Defence spending claims misleading

Much has been made about Labor’s expenditure on defence in 2012-13, as a percentage of GDP, as being the lowest since 1938. To use defence spending as a percentage of GDP to gauge the level of a government’s security, is a misleading variable. When the wealth of a country grows, expenditure on defence may actually increase in real terms, while as a percentage of GDP, it may fall.

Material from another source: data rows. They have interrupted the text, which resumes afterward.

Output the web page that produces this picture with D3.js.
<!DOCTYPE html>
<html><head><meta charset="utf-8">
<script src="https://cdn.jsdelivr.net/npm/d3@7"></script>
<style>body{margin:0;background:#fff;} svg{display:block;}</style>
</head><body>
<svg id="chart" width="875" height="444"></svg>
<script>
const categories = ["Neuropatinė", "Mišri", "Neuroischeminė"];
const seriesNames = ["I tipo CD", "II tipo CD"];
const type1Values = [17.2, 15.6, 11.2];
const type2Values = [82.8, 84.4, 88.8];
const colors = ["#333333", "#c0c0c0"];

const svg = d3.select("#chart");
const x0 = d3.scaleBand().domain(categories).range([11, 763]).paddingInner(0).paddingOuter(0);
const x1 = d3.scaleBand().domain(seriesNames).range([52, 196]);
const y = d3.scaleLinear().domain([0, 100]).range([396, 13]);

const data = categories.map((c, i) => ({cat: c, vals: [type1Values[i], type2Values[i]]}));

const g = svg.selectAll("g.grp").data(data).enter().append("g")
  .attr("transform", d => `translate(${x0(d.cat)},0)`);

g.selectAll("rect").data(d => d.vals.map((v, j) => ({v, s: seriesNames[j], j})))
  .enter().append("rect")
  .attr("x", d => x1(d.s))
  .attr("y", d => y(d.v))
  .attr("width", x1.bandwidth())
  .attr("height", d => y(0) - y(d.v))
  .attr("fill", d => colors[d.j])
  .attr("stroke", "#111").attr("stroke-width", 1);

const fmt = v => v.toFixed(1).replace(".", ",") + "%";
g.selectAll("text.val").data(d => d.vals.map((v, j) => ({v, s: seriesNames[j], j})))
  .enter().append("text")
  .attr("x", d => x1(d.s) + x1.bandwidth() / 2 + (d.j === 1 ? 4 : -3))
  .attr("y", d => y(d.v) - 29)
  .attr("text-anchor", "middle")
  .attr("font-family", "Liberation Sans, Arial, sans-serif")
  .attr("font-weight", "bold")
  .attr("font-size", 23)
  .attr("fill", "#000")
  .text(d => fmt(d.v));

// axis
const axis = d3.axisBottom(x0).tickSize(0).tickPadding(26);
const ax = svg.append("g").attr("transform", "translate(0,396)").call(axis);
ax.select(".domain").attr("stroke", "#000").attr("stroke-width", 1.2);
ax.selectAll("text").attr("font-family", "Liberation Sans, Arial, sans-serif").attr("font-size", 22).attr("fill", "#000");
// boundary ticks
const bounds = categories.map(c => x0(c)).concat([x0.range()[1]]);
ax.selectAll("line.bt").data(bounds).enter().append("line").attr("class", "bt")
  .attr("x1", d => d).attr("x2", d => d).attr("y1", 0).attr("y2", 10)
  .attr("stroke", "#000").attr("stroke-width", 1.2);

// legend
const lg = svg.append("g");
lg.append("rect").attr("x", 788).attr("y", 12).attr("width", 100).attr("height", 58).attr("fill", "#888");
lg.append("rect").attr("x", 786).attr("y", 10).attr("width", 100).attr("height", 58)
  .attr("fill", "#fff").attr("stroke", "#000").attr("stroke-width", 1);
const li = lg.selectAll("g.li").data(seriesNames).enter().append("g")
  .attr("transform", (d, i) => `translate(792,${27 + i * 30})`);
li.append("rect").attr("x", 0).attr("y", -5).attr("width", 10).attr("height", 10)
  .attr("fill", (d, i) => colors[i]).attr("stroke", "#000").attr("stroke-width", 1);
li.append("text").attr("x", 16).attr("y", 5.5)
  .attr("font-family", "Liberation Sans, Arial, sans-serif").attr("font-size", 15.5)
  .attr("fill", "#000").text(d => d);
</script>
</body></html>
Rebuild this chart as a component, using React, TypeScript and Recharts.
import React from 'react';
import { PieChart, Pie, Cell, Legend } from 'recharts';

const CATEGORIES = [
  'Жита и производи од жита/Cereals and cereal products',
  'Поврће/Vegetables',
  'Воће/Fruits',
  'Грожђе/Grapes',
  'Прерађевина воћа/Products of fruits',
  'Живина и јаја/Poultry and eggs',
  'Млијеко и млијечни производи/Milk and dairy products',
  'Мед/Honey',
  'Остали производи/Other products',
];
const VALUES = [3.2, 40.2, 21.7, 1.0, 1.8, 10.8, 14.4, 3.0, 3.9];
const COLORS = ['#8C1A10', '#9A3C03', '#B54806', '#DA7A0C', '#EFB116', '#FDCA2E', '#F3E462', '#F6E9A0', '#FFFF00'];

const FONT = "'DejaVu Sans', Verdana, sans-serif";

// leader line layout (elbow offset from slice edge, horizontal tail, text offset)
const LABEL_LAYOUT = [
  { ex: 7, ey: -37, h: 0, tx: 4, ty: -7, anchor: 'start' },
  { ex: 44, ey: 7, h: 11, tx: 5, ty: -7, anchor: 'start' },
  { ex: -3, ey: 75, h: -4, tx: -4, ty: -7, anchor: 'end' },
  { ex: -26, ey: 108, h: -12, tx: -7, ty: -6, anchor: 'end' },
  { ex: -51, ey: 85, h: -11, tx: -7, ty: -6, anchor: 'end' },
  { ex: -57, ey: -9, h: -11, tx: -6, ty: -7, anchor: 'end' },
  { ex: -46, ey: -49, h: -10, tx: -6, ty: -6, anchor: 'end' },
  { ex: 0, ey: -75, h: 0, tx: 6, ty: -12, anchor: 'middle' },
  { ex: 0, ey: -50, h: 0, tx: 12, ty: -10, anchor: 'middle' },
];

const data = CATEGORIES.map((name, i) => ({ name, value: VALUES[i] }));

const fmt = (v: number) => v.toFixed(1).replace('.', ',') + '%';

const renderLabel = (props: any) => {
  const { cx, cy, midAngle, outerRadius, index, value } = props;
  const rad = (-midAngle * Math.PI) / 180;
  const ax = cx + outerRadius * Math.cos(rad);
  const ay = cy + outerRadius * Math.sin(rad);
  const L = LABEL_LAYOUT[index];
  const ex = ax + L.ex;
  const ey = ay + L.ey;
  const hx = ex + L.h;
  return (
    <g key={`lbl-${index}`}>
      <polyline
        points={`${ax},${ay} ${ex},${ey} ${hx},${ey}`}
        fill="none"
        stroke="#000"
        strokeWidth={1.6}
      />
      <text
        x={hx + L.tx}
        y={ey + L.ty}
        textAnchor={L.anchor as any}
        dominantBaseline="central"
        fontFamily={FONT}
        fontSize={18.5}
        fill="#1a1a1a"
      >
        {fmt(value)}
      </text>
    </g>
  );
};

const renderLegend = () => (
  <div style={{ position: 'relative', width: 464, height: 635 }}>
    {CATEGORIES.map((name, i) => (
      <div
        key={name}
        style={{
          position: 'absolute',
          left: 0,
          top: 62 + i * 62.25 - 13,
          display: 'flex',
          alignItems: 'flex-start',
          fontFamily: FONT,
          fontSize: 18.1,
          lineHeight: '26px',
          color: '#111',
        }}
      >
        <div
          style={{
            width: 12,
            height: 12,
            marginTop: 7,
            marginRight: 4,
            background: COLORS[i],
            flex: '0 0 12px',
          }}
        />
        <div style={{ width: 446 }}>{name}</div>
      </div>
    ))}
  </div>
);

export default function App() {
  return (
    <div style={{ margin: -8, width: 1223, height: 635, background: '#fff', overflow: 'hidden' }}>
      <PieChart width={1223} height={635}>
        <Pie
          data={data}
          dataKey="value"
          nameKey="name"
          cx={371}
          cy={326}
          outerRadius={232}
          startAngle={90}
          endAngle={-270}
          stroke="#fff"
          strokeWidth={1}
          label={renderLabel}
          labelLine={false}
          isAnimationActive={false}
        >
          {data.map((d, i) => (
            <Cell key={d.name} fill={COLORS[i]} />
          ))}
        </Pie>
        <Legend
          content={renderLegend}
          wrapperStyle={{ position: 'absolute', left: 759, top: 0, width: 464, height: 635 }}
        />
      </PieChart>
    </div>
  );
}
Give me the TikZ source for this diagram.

If we use this singular component of measurement then John Howard’s defence spending of 1.62% of GDP in 2002-3, was at that point, the lowest since 1938. When Howard left in 2007, defence spending was at 1.78% of GDP. During the GFC when the economy slowed down, Labor’s defence spending under Kevin Rudd, as a percentage of GDP, rose to 1.93%. As the country began to climb out of the worst effects of the GFC, expenditure as a percentage of GDP fell by 2012-13 to 1.6% of GDP under Julia Gillard.

To put that in context, Australia’s expenditure on a per capita basis remained superior to any of our neighbours in the region and compared favourably with that of Canada, Italy and Germany. Also bear in mind that was in the relatively benign world of Hu Jintao, a far cry from today’s entrenched dictatorship of Xi Jinping.

More Queensland bashing from Murdoch

A recent Courier Mail headline, “No school, it’s cloudy”, drips with sarcasm. Terminology evoking ‘chaos’, ‘confusion’ and ‘havoc’ proliferates. Later we read “the decision to close schools was based on advice from police and state disaster coordination.” No prizes though, for guessing who was in the firing line.
When we were hit with more than 700 millimetres of rain in 72 hours, the Queensland premier-bashing game was once again in evidence. This time Annastacia Palaszczuk hadn’t predicted the “rain bomb”. Nor, for that matter, had the Bureau of Meteorology.

I can’t help but smell a rat. It reeks of a desperate, orchestrated attempt to save the furniture in Queensland for Scott Morrison at the upcoming federal election by diverting attention from his last 3 years of miscalculations on the fires, the pandemic and aged care. So why not just turn the blow torch on Labor in Queensland?

Election about ‘way of life’

A recent Courier Mail editorial (26 Feb) urges us to focus on economic issues as we decide which party we’ll choose at the next election.

The latest budget update from December shows the deficit will total $99 billion this fiscal year, $99 billion in the next, and $85 billion the year after. Even four years from now, the deficit is still expected to top $50 billion, and Commonwealth net debt is set to soon blow past $1 trillion.

We know that both the Prime Minister and Josh Frydenberg are familiar with the treasury portfolio, but both contributed to doubling the deficit even before the pandemic. Anthony Albanese is accused of lacking fiscal experience even though he has not professed any expertise in that area. He relies for that on shadow treasurer Jim Chalmers, whose credentials and qualifications are well known.

We are also urged not to allow the election campaign to be overshadowed by “trite, superficial distractions”. Well, we cannot pretend that rorts on a mega-scale did not happen. We cannot ignore the acceleration of deaths from COVID-19 this year and the terrible toll it has taken on people in aged care.

We cannot ignore how the political debate on security has been turned to divide parties on ideological grounds. We are all Australians, treasuring our democracy, our sovereignty and our way of life.